Xavier Velasco
Apenas anochece cuando arrecia el rugido. Subes a la recámara, te asomas al balcón y te miras tan frágil como esos espectaculares que ahora mismo se están viniendo abajo en otras partes de la ciudad. Supones que exageras cuando percibes aires apocalípticos en este ventarrón desenfrenado que ya apagó las luces en todo el horizonte. Subes a la terraza tras los perros, que en momentos como éste suplantan los ladridos por aullidos lobunos que dotan a la atmósfera de un aire tan siniestro que comienza a gustarte, toda vez que es tu tribu la que ahora patrocina los efectos especiales. Las antenas oscilan y prefieres no imaginarte lo que podría pasar si al viento se le ocurre llevarse a la más grande como una sombrilla. Mary Poppins From Hell.
Cuando vuelve el silencio se han ido ya las últimas sombras de la tarde. Recuerdas que la MacBook está sin carga y el no-break también. Intentas el teléfono pero algo pasa con las comunicaciones. Cuando por fin consigues hablar con alguien, te enteras de que no hay semáforos en media ciudad. Hubo un muerto, te dicen. Le cayó encima un árbol, dentro del coche. En términos estrictamente personales, todo el Apocalipsis se puede reducir a un apagón definitivo en el interior del coche. Sin rechinar de dientes, ni caballos, ni Bestia. De la nada y por nada. Muchas gracias y adiós, la salida está al fondo. Cualquier día vienen y te lo dicen a ti.
No hay una sola vela en la casa. Te alumbras con el mismo Treo 650 que te mantiene en contacto con lo que pueda quedar del mundo. Das con el PSP, los audífonos, una barra de Snickers, un par de almohadas. Podrías intentar escribir en el Treo, pero esta suerte de fatalismo bíblico apenas si te deja escurrirte hacia afuera de la nada imperante por vía de un veneno que acaba de cortarte los lazos con el resto del mundo. Chet Baker, Time After Time. Si el mundo se viniera abajo ahora mismo, te agarraría al menos con Baker & Snickers. Morirías sonriendo, eso sí.

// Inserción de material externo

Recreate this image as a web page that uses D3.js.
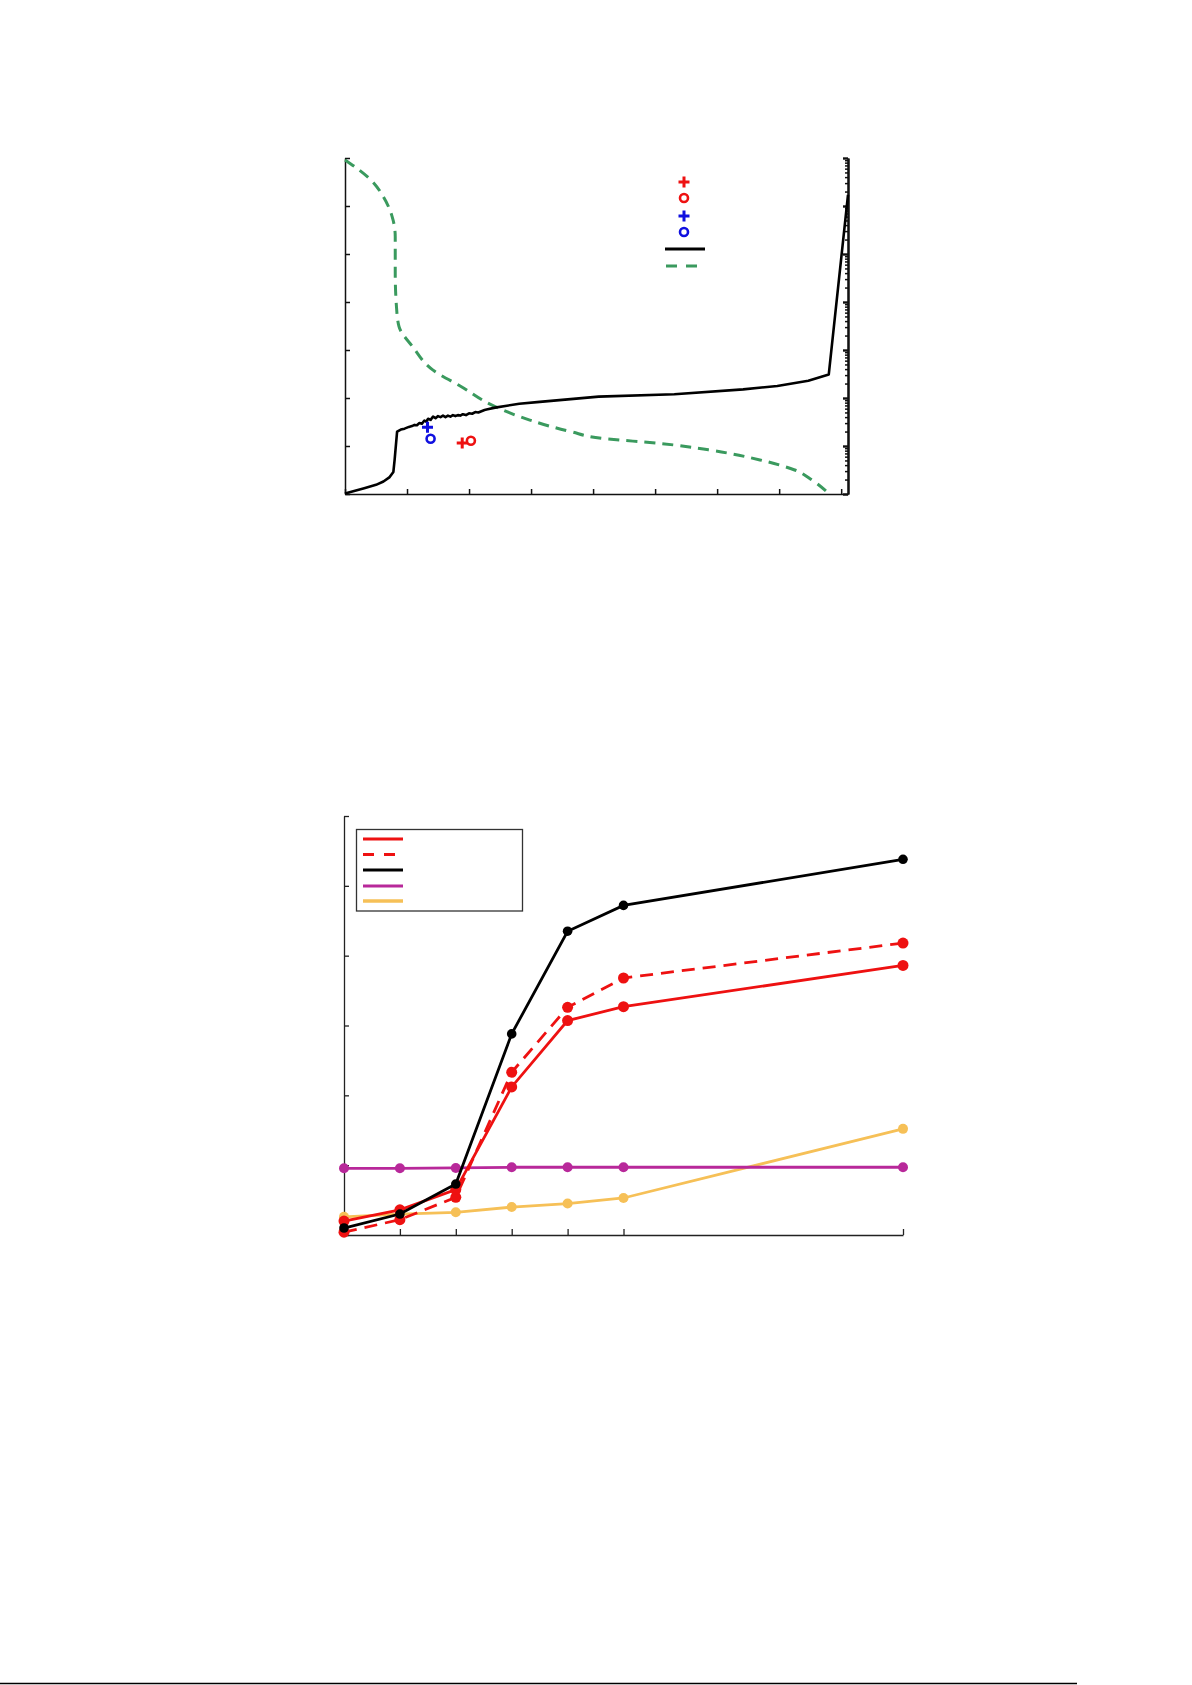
<!DOCTYPE html>
<html>
<head>
<meta charset="utf-8">
<script src="https://cdn.jsdelivr.net/npm/d3@7"></script>
<style>
  html, body { margin: 0; padding: 0; background: #fff; }
  svg { display: block; }
</style>
</head>
<body>
<script>
// ---------------- DATA ----------------
// Top chart: green dashed series (left linear axis)
const greenX = [0, 0.23, 0.42, 0.62, 0.76, 0.81, 0.81, 0.83, 0.87, 1.09, 1.42, 1.87, 2.42, 2.98, 3.64, 4.20, 5.03, 5.86, 6.69, 7.25, 7.53, 7.80];
const greenY = [6.96, 6.75, 6.54, 6.19, 5.78, 5.36, 4.60, 3.90, 3.49, 3.07, 2.58, 2.24, 1.82, 1.54, 1.30, 1.15, 1.06, 0.92, 0.71, 0.50, 0.29, 0.01];
// Top chart: black solid series (right log axis)
const blackX = [0, 0.31, 0.50, 0.62, 0.72, 0.78, 0.80, 0.84, 0.90, 0.96, 1.03, 1.08, 1.12, 1.16, 1.20, 1.24, 1.28, 1.31, 1.34, 1.38, 1.42, 1.46, 1.50, 1.54, 1.58, 1.62, 1.66, 1.70, 1.74, 1.78, 1.82, 1.86, 1.90, 1.95, 2.00, 2.05, 2.10, 2.15, 2.20, 2.25, 2.30, 2.42, 2.81, 3.14, 4.09, 5.31, 6.42, 6.97, 7.47, 7.80, 8.11];
const blackV = [1.02, 1.32, 1.55, 1.82, 2.25, 2.88, 5.13, 20, 22, 23, 25, 26, 27.5, 27, 30, 29, 34, 32, 37, 35, 41, 38, 42, 40, 43, 40, 43, 41, 44, 42, 44, 43, 46, 44, 48, 47, 51, 50, 53, 56, 58, 63, 76, 83, 107, 120, 151, 178, 229, 309, 1.7e6];
// Top chart: isolated markers
const markersTop = [
  { x: 1.33, y: 1.39, shape: "plus",   color: "#1010e0" },
  { x: 1.38, y: 1.15, shape: "circle", color: "#1010e0" },
  { x: 1.89, y: 1.06, shape: "plus",   color: "#ee1111" },
  { x: 2.03, y: 1.11, shape: "circle", color: "#ee1111" }
];
const topXTicks = [0, 1, 2, 3, 4, 5, 6, 7, 8];
const topLeftTicks = [0, 1, 2, 3, 4, 5, 6, 7];

// Bottom chart
const botX = [0, 1, 2, 3, 4, 5, 10];
const serBlack   = [0.10, 0.30, 0.73, 2.88, 4.35, 4.72, 5.38];
const serRed     = [0.20, 0.36, 0.65, 2.12, 3.07, 3.27, 3.86];
const serRedDash = [0.04, 0.22, 0.54, 2.33, 3.26, 3.68, 4.18];
const serMagenta = [0.955, 0.955, 0.96, 0.97, 0.97, 0.97, 0.97];
const serOrange  = [0.26, 0.30, 0.325, 0.40, 0.45, 0.53, 1.52];
const botXTicks = [1, 2, 3, 4, 5, 10];
const botYTicks = [0, 1, 2, 3, 4, 5, 6];

// ---------------- DRAW ----------------
const W = 1192, H = 1685;
const svg = d3.select("body").append("svg").attr("width", W).attr("height", H);

const RED = "#ee1111", BLACK = "#000", MAG = "#b8289a", ORA = "#f6c057", GREEN = "#3a9a5e";

// ===== Top chart =====
const tL = 345, tR = 848, tT = 158, tB = 494;
const xT = d3.scaleLinear().domain([0, 8.11]).range([tL, tR]);
const yTL = d3.scaleLinear().domain([0, 7]).range([tB, tT]);
const yTR = d3.scaleLog().domain([1, 1e7]).range([tB, tT]);

const gTop = svg.append("g");
gTop.append("g").attr("transform", `translate(0,${tB})`)
  .call(d3.axisBottom(xT).tickValues(topXTicks).tickSizeInner(-5).tickSizeOuter(0).tickFormat(""))
  .call(g => g.selectAll("path,line").attr("stroke", "#111").attr("stroke-width", 1.5));
gTop.append("g").attr("transform", `translate(${tL},0)`)
  .call(d3.axisLeft(yTL).tickValues(topLeftTicks).tickSizeInner(-5).tickSizeOuter(0).tickFormat(""))
  .call(g => g.selectAll("path,line").attr("stroke", "#111").attr("stroke-width", 1.5));
const logMajor = d3.range(0, 8).map(e => Math.pow(10, e));
const logMinor = [];
for (let e = 0; e < 7; e++) for (let m = 2; m <= 9; m++) logMinor.push(m * Math.pow(10, e));
gTop.append("g").attr("transform", `translate(${tR},0)`)
  .call(d3.axisRight(yTR).tickValues(logMinor).tickSizeInner(-3).tickSizeOuter(0).tickFormat(""))
  .call(g => g.selectAll("path,line").attr("stroke", "#111").attr("stroke-width", 1.5));
gTop.append("g").attr("transform", `translate(${tR},0)`)
  .call(d3.axisRight(yTR).tickValues(logMajor).tickSizeInner(-5).tickSizeOuter(0).tickFormat(""))
  .call(g => g.selectAll("path,line").attr("stroke", "#111").attr("stroke-width", 2.4));

const greenData = greenX.map((x, i) => [x, greenY[i]]);
gTop.append("path").datum(greenData)
  .attr("d", d3.line().x(d => xT(d[0])).y(d => yTL(d[1])).curve(d3.curveMonotoneY))
  .attr("fill", "none").attr("stroke", GREEN).attr("stroke-width", 3)
  .attr("stroke-dasharray", "11,7");
const blackData = blackX.map((x, i) => [x, blackV[i]]);
gTop.append("path").datum(blackData)
  .attr("d", d3.line().x(d => xT(d[0])).y(d => yTR(d[1])))
  .attr("fill", "none").attr("stroke", BLACK).attr("stroke-width", 2.6)
  .attr("stroke-linejoin", "round");

function drawMarker(g, cx, cy, shape, color) {
  if (shape === "plus") {
    g.append("path").attr("d", `M${cx - 5.5},${cy}H${cx + 5.5}M${cx},${cy - 5.5}V${cy + 5.5}`)
      .attr("stroke", color).attr("stroke-width", 3).attr("fill", "none");
  } else {
    g.append("circle").attr("cx", cx).attr("cy", cy).attr("r", 4)
      .attr("stroke", color).attr("stroke-width", 2.6).attr("fill", "none");
  }
}
markersTop.forEach(m => drawMarker(gTop, xT(m.x), yTL(m.y), m.shape, m.color));

const legTop = gTop.append("g");
const legTopItems = [
  { type: "plus", color: "#ee1111", y: 182 },
  { type: "circle", color: "#ee1111", y: 198 },
  { type: "plus", color: "#1010e0", y: 216 },
  { type: "circle", color: "#1010e0", y: 232 }
];
legTopItems.forEach(it => drawMarker(legTop, 684, it.y, it.type, it.color));
legTop.append("line").attr("x1", 665).attr("x2", 705).attr("y1", 249).attr("y2", 249)
  .attr("stroke", BLACK).attr("stroke-width", 3.2);
legTop.append("line").attr("x1", 666).attr("x2", 697).attr("y1", 266).attr("y2", 266)
  .attr("stroke", GREEN).attr("stroke-width", 3.2).attr("stroke-dasharray", "11,9");

// ===== Bottom chart =====
const bL = 344, bR = 903, bT = 816, bB = 1235;
const xB = d3.scaleLinear().domain([0, 10]).range([bL, bR]);
const yB = d3.scaleLinear().domain([0, 6]).range([bB, bT]);
const gBot = svg.append("g");

gBot.append("g").attr("transform", `translate(0,${bB})`)
  .call(d3.axisBottom(xB).tickValues(botXTicks).tickSizeInner(-6).tickSizeOuter(0).tickFormat(""))
  .call(g => g.selectAll("path,line").attr("stroke", "#222").attr("stroke-width", 1.3));
gBot.append("g").attr("transform", `translate(${bL},0)`)
  .call(d3.axisLeft(yB).tickValues(botYTicks).tickSizeInner(-5).tickSizeOuter(0).tickFormat(""))
  .call(g => g.selectAll("path,line").attr("stroke", "#222").attr("stroke-width", 1.3));

const series = [
  { vals: serOrange,  color: ORA,   dash: null,   r: 5 },
  { vals: serMagenta, color: MAG,   dash: null,   r: 5 },
  { vals: serRedDash, color: RED,   dash: "13,8", r: 5.5 },
  { vals: serRed,     color: RED,   dash: null,   r: 5.5 },
  { vals: serBlack,   color: BLACK, dash: null,   r: 4.8 }
];
const lineB = d3.line().x(d => xB(d[0])).y(d => yB(d[1]));
series.forEach(s => {
  const data = botX.map((x, i) => [x, s.vals[i]]);
  const p = gBot.append("path").datum(data).attr("d", lineB)
    .attr("fill", "none").attr("stroke", s.color).attr("stroke-width", 2.8);
  if (s.dash) p.attr("stroke-dasharray", s.dash);
  gBot.selectAll(null).data(data).enter().append("circle")
    .attr("cx", d => xB(d[0])).attr("cy", d => yB(d[1])).attr("r", s.r)
    .attr("fill", s.color);
});

const legB = gBot.append("g");
legB.append("rect").attr("x", 356.5).attr("y", 829.5).attr("width", 166).attr("height", 81.5)
  .attr("fill", "#fff").attr("stroke", "#333").attr("stroke-width", 1.3);
const legBItems = [
  { color: RED, dash: null, y: 839 },
  { color: RED, dash: "11,10", y: 854.5 },
  { color: BLACK, dash: null, y: 870 },
  { color: MAG, dash: null, y: 886 },
  { color: ORA, dash: null, y: 901 }
];
legBItems.forEach(it => {
  const l = legB.append("line").attr("x1", 363).attr("x2", 403).attr("y1", it.y).attr("y2", it.y)
    .attr("stroke", it.color).attr("stroke-width", it.color === ORA ? 3.4 : 2.8);
  if (it.dash) l.attr("stroke-dasharray", it.dash);
});

svg.append("line").attr("x1", 0).attr("x2", 1077).attr("y1", 1683.5).attr("y2", 1683.5)
  .attr("stroke", "#000").attr("stroke-width", 1.5);
</script>
</body>
</html>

Te preguntas qué música oiría el hombre del coche cuando le cayó el árbol encima. Tendría prisa, acaso. Como tantos ahora, sin luz ni semáforos. Como tú no la tienes porque Chet Baker no lo permite. ¿Cuánta gente estará cantando en el día y la hora que te apaguen la luz para siempre? ¿Por qué los padres de antes prohibían a sus hijos escuchar música durante Semana Santa? "Sólo música sacra", concedían, pero no incluían allí a Van Morrison. Tampoco había PSP, ni llegaban a México los Snickers. Había que contentarse con el siniestro espectáculo de la quema de Judas el sábado de Gloria. Que no era poco, al fin. Pero un momento: ¿qué estás haciendo allá, tan lejos del tema? ¿No será que Chet Baker te ha pegado tan fuerte que te escapas igual que un niño a su cuarto de juguetes?
Siempre que la naturaleza se manifiesta de forma violenta, incontables parejas se entregan a besarse instintivamente, resueltas a llegar a mayores por el bien y el futuro de la especie. A saber si los perros aullarán de pasión. Por lo pronto, sus aullidos entran en los audífonos y se cuelan a lo hondo de la canción, intrusos bienvenidos. Piensas en besos largos y remotos. Besos con aquel mismo sabor a Snickers. Ahora mismo deben de estar engendrándose nuevos ciudadanos que tal vez nunca sepan que son hijos casuales de un ventarrón, como otros lo serán de un huracán, un derrumbe o un ataque terrorista. De repente la cercanía de la muerte llama con desesperación a la vida, tal como la negrura deja paso a la luz. Chet Baker lo sabía, nada tan luminoso como sus crepúsculos.
Cuando vuelva la luz te habrás dormido. Despertarás ya con el sol arriba, recordarás el pequeño tornado y prenderás la tele preguntándote si otro ventarrón no habrá cargado ya con las antenas. Ahí estará la imagen, sin embargo: antenas y satélites en su sitio de siempre. También la corte de aparatos resurrectos que de nuevo sostienen la mentira piadosa de que estamos seguros y todo va a seguir por siempre así. Como decía Chet Baker, time after time.